Anything is possible and lowering the lightship weight (LS) of ships will save fuel, but the key issue would be any change must not reduce the seaworthiness of ships.
This question is very broad.
Regulations have been established for commercial steel ships (DNV GL, Lloyds, ABS, individual countries). These regulations take into account the harsh marine environment. In many cases, they represent the hard learned lessons from accidents like the Titanic. Regulatory agencies, would have to be overcome. It is on thing to do it for small craft, another for commercial ships.
Safety (which probably has more to do with regulations).

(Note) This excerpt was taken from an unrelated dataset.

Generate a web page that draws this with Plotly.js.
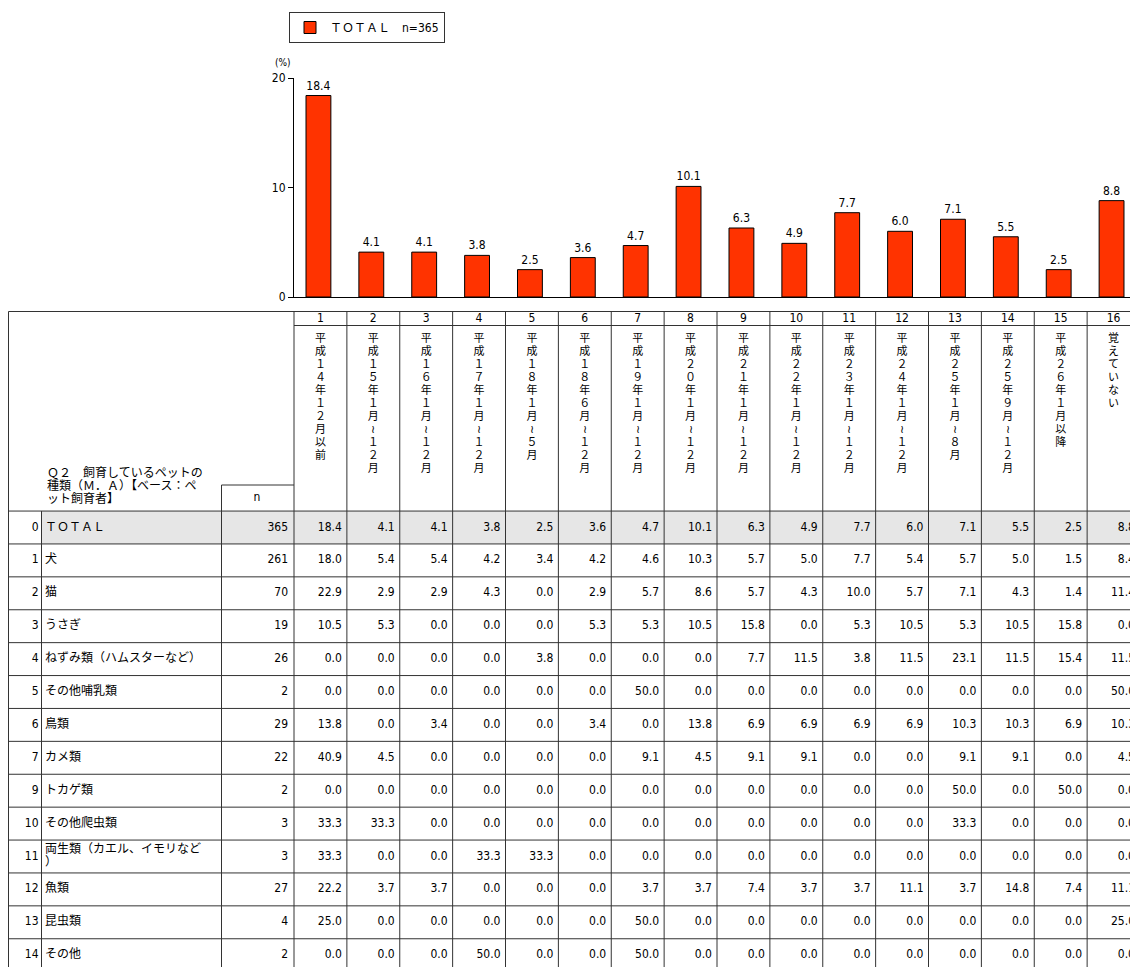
<!DOCTYPE html>
<html>
<head>
<meta charset="utf-8">
<script src="https://cdn.plot.ly/plotly-3.0.1.min.js"></script>
<style>
html,body{margin:0;padding:0;background:#ffffff;}
#chart{width:1130px;height:967px;}
</style>
</head>
<body>
<div id="chart"></div>
<script>
// ---------------- DATA ----------------
const columnNumbers = ['1','2','3','4','5','6','7','8','9','10','11','12','13','14','15','16'];
const periodLabels = [
  '平成１４年１２月以前',
  '平成１５年１月～１２月',
  '平成１６年１月～１２月',
  '平成１７年１月～１２月',
  '平成１８年１月～５月',
  '平成１８年６月～１２月',
  '平成１９年１月～１２月',
  '平成２０年１月～１２月',
  '平成２１年１月～１２月',
  '平成２２年１月～１２月',
  '平成２３年１月～１２月',
  '平成２４年１月～１２月',
  '平成２５年１月～８月',
  '平成２５年９月～１２月',
  '平成２６年１月以降',
  '覚えていない'
];
const questionText = 'Ｑ２　飼育しているペットの種類（Ｍ．Ａ）【ベース：ペット飼育者】';
const rowNumbers = [0,1,2,3,4,5,6,7,9,10,11,12,13,14];
const rowLabels = ['ＴＯＴＡＬ','犬','猫','うさぎ','ねずみ類（ハムスターなど）','その他哺乳類','鳥類','カメ類','トカゲ類','その他爬虫類','両生類（カエル、イモリなど）','魚類','昆虫類','その他'];
const rowN = [365,261,70,19,26,2,29,22,2,3,3,27,4,2];

const totalValues   = [18.4,4.1,4.1,3.8,2.5,3.6,4.7,10.1,6.3,4.9,7.7,6.0,7.1,5.5,2.5,8.8];
const dogValues     = [18.0,5.4,5.4,4.2,3.4,4.2,4.6,10.3,5.7,5.0,7.7,5.4,5.7,5.0,1.5,8.4];
const catValues     = [22.9,2.9,2.9,4.3,0.0,2.9,5.7,8.6,5.7,4.3,10.0,5.7,7.1,4.3,1.4,11.4];
const rabbitValues  = [10.5,5.3,0.0,0.0,0.0,5.3,5.3,10.5,15.8,0.0,5.3,10.5,5.3,10.5,15.8,0.0];
const rodentValues  = [0.0,0.0,0.0,0.0,3.8,0.0,0.0,0.0,7.7,11.5,3.8,11.5,23.1,11.5,15.4,11.5];
const mammalValues  = [0.0,0.0,0.0,0.0,0.0,0.0,50.0,0.0,0.0,0.0,0.0,0.0,0.0,0.0,0.0,50.0];
const birdValues    = [13.8,0.0,3.4,0.0,0.0,3.4,0.0,13.8,6.9,6.9,6.9,6.9,10.3,10.3,6.9,10.3];
const turtleValues  = [40.9,4.5,0.0,0.0,0.0,0.0,9.1,4.5,9.1,9.1,0.0,0.0,9.1,9.1,0.0,4.5];
const lizardValues  = [0.0,0.0,0.0,0.0,0.0,0.0,0.0,0.0,0.0,0.0,0.0,0.0,50.0,0.0,50.0,0.0];
const reptileValues = [33.3,33.3,0.0,0.0,0.0,0.0,0.0,0.0,0.0,0.0,0.0,0.0,33.3,0.0,0.0,0.0];
const amphibValues  = [33.3,0.0,0.0,33.3,33.3,0.0,0.0,0.0,0.0,0.0,0.0,0.0,0.0,0.0,0.0,0.0];
const fishValues    = [22.2,3.7,3.7,0.0,0.0,0.0,3.7,3.7,7.4,3.7,3.7,11.1,3.7,14.8,7.4,11.1];
const insectValues  = [25.0,0.0,0.0,0.0,0.0,0.0,50.0,0.0,0.0,0.0,0.0,0.0,0.0,0.0,0.0,25.0];
const otherValues   = [0.0,0.0,0.0,50.0,0.0,0.0,50.0,0.0,0.0,0.0,0.0,0.0,0.0,0.0,0.0,0.0];

const tableRows = [totalValues,dogValues,catValues,rabbitValues,rodentValues,mammalValues,birdValues,
                   turtleValues,lizardValues,reptileValues,amphibValues,fishValues,insectValues,otherValues];

// ---------------- LAYOUT HELPERS ----------------
const W = 1130, H = 967;
const COL_W = 52.875, DATA_LEFT = 294;
const ROW_H = 32.9, ROW0_CENTER = 527.5;
const px2x = p => (p - DATA_LEFT) / COL_W - 0.5;
const px2y = p => (p - ROW0_CENTER) / ROW_H;
const NUM_FONT = '"Liberation Sans Narrow", "DejaVu Sans Condensed", "Arial Narrow", sans-serif';
const JP_FONT = '"Noto Sans CJK JP", sans-serif';
const WRAP = 13;
const chunk = s => { const a = Array.from(s), out = []; for (let i = 0; i < a.length; i += WRAP) out.push(a.slice(i, i + WRAP).join('')); return out; };

const traces = [];

// Bar chart
traces.push({
  type: 'bar', x: columnNumbers, y: totalValues, xaxis: 'x', yaxis: 'y',
  name: 'ＴＯＴＡＬ　<span style="font-family:' + "'Liberation Sans Narrow','DejaVu Sans Condensed',sans-serif" + '">n=' + rowN[0] + '</span>',
  width: 0.47,
  marker: {color: '#FF3300', line: {color: '#000000', width: 1}},
  text: totalValues.map(v => v.toFixed(1)), textposition: 'outside', cliponaxis: false,
  constraintext: 'none',
  textfont: {family: NUM_FONT, size: 12, color: '#000000'},
  hoverinfo: 'skip', showlegend: true
});

// Table cell values
const cx = [], cy = [], ct = [];
tableRows.forEach((vals, r) => vals.forEach((v, j) => {
  cx.push(j + 0.5 - 5 / COL_W); cy.push(r); ct.push(v.toFixed(1));
}));
traces.push({type: 'scatter', mode: 'text', x: cx, y: cy, text: ct, textposition: 'middle left',
  textfont: {family: NUM_FONT, size: 12, color: '#000'}, xaxis: 'x2', yaxis: 'y2', hoverinfo: 'skip', showlegend: false});

// n column
traces.push({type: 'scatter', mode: 'text', x: rowN.map(() => px2x(288)), y: rowN.map((_, r) => r),
  text: rowN.map(String), textposition: 'middle left',
  textfont: {family: NUM_FONT, size: 12, color: '#000'}, xaxis: 'x2', yaxis: 'y2', hoverinfo: 'skip', showlegend: false});

// row numbers
traces.push({type: 'scatter', mode: 'text', x: rowNumbers.map(() => px2x(38.5)), y: rowNumbers.map((_, r) => r),
  text: rowNumbers.map(String), textposition: 'middle left',
  textfont: {family: NUM_FONT, size: 12, color: '#000'}, xaxis: 'x2', yaxis: 'y2', hoverinfo: 'skip', showlegend: false});

// row labels (wrapped)
const lx = [], ly = [], lt = [];
rowLabels.forEach((s, r) => {
  const parts = chunk(s);
  parts.forEach((p, k) => { lx.push(px2x(45)); ly.push(r + (k - (parts.length - 1) / 2) * 13 / ROW_H); lt.push(p); });
});
traces.push({type: 'scatter', mode: 'text', x: lx, y: ly, text: lt, textposition: 'middle right',
  textfont: {family: JP_FONT, size: 12, color: '#000'}, xaxis: 'x2', yaxis: 'y2', hoverinfo: 'skip', showlegend: false});

// header column numbers
traces.push({type: 'scatter', mode: 'text', x: columnNumbers.map((_, j) => j), y: columnNumbers.map(() => px2y(318.5)),
  text: columnNumbers, textposition: 'middle center',
  textfont: {family: NUM_FONT, size: 12, color: '#000'}, xaxis: 'x2', yaxis: 'y2', hoverinfo: 'skip', showlegend: false});

// vertical period headers (one glyph per line)
const hx = [], hy = [], ht = [];
periodLabels.forEach((s, j) => {
  Array.from(s).forEach((ch, i) => {
    hx.push(j); hy.push(px2y(339 + 13 * i)); ht.push(ch === '～' ? '≀' : ch);
  });
});
traces.push({type: 'scatter', mode: 'text', x: hx, y: hy, text: ht, textposition: 'middle center',
  textfont: {family: JP_FONT, size: 11, color: '#000'}, xaxis: 'x2', yaxis: 'y2', hoverinfo: 'skip', showlegend: false});

// question header
const qParts = chunk(questionText);
traces.push({type: 'scatter', mode: 'text', x: qParts.map(() => px2x(47)), y: qParts.map((_, k) => px2y(474 + 13 * k)),
  text: qParts, textposition: 'middle right',
  textfont: {family: JP_FONT, size: 12, color: '#000'}, xaxis: 'x2', yaxis: 'y2', hoverinfo: 'skip', showlegend: false});

// "n" header
traces.push({type: 'scatter', mode: 'text', x: [px2x(257)], y: [px2y(497.5)], text: ['n'], textposition: 'middle center',
  textfont: {family: NUM_FONT, size: 12, color: '#000'}, xaxis: 'x2', yaxis: 'y2', hoverinfo: 'skip', showlegend: false});

// ---------------- TABLE GRID ----------------
const LINE = {color: '#333333', width: 1};
const xLeft = px2x(8.5), xRowNum = px2x(41.5), xLabel = px2x(221.5), xN = -0.5, xRight = px2x(1140);
const yTop = px2y(311.5), yNumRow = px2y(325.5), yNBox = px2y(485), yData = -0.5, yBottom = rowNumbers.length - 0.5;
const shapes = [];
const seg = (x0, y0, x1, y1) => shapes.push({type: 'line', xref: 'x2', yref: 'y2', x0, y0, x1, y1, line: LINE, layer: 'above'});

shapes.push({type: 'rect', xref: 'x2', yref: 'y2', x0: xRowNum, x1: xRight, y0: -0.5, y1: 0.5,
  fillcolor: '#E6E6E6', line: {width: 0}, layer: 'below'});

seg(xLeft, yTop, xRight, yTop);
seg(xN, yNumRow, xRight, yNumRow);
seg(xLabel, yNBox, xN, yNBox);
for (let r = 0; r <= rowNumbers.length; r++) seg(xLeft, r - 0.5, xRight, r - 0.5);
seg(xLeft, yTop, xLeft, yBottom);
seg(xRowNum, yData, xRowNum, yBottom);
seg(xLabel, yNBox, xLabel, yBottom);
for (let j = 0; j <= columnNumbers.length; j++) seg(j - 0.5, yTop, j - 0.5, yBottom);

// ---------------- LAYOUT ----------------
const barX0 = -0.5 + 2 / COL_W;
const layout = {
  width: W, height: H,
  margin: {l: 0, r: 0, t: 0, b: 0, pad: 0},
  paper_bgcolor: '#ffffff', plot_bgcolor: 'rgba(0,0,0,0)',
  showlegend: true,
  font: {family: JP_FONT, size: 12, color: '#000'},
  bargap: 0.5,
  xaxis: {domain: [DATA_LEFT / W, 1], range: [barX0, barX0 + (W - DATA_LEFT) / COL_W], type: 'category',
    showline: true, linecolor: '#000', linewidth: 1, ticks: '', showticklabels: false,
    showgrid: false, zeroline: false, fixedrange: true, anchor: 'y'},
  yaxis: {domain: [1 - 297 / H, 1 - 78 / H], range: [0, 20], tickvals: [0, 10, 20],
    ticks: 'outside', ticklen: 5, tickcolor: '#000', tickwidth: 1,
    showline: true, linecolor: '#000', linewidth: 1, showgrid: false, zeroline: false,
    tickfont: {family: NUM_FONT, size: 12, color: '#000'}, fixedrange: true, anchor: 'x'},
  xaxis2: {domain: [0, 1], range: [px2x(0), px2x(W)], visible: false, fixedrange: true, anchor: 'y2'},
  yaxis2: {domain: [0, 1], range: [px2y(H), px2y(0)], visible: false, fixedrange: true, anchor: 'x2'},
  legend: {x: 289 / W, xanchor: 'left', y: 1 - 12 / H, yanchor: 'top', bgcolor: '#ffffff',
    bordercolor: '#333333', borderwidth: 1, font: {family: JP_FONT, size: 12, color: '#000'},
    itemwidth: 30, tracegroupgap: 0},
  annotations: [{xref: 'paper', yref: 'paper', x: 283 / W, y: 1 - 63 / H, text: '(%)', showarrow: false,
    xanchor: 'center', yanchor: 'middle', font: {family: NUM_FONT, size: 10, color: '#000'}}],
  shapes: shapes
};

Plotly.newPlot('chart', traces, layout, {displayModeBar: false, staticPlot: true});
</script>
</body>
</html>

Fire: Steel melts at around 1370°C. Plastics melt at temperatures below 300°C. A candle burns at 1000°C. A typical fire in a steel compartment can be extinguished by closing off the air supply. On a plastic hulled vessel, the hull would burn (which would probably extinguish the fire, but cause stability problems).

Strength: A ship is built from the keel up. The hull steel plates and stiffeners must displace the displacement weight of the ship. The hull must be able to withstand hurricane force wind and waves. Any plastic would not have the strength of steel, so more structure would have to be used, so any loss in hull weight would probably be offset in structure weight. A steel ship already flexes in heavy seas. The longer the ship, the greater the flex.

Impact: There are a number of estimations for steel weight estimation. They are summarized in Preliminary parametric estimation of steel weight for new ships. They report a 6.25% Error for a 8500TEU container ship when using the following formula:
$$ Steel Weight = 0.034 \times L^{1.7}\times B^{0.7}\times D^{0.4}\times C_B^{1.7} $$
$$ Steel Weight = 0.034 \times {317m}^{1.7}\times {45.8m}^{0.7}\times {25}^{0.4}\times {0.6}^{0.5} = 24, 780mt$$
Assume half is structural and half hull or 12,390mt.
From Electrical Systems and Engine Room: Displacement, LWT and DWT
$$Displacement = C_B \times L \times B\times D\times \rho_{SW}$$
$$Displacement = 0.6 \times 317m \times 45.8m\times 25\times 1.025 tonnes/m^3 = 223,224mt$$
These are just estimates, but at best with no increase in structure and if plastic had no weight, you'd save < 5.5%.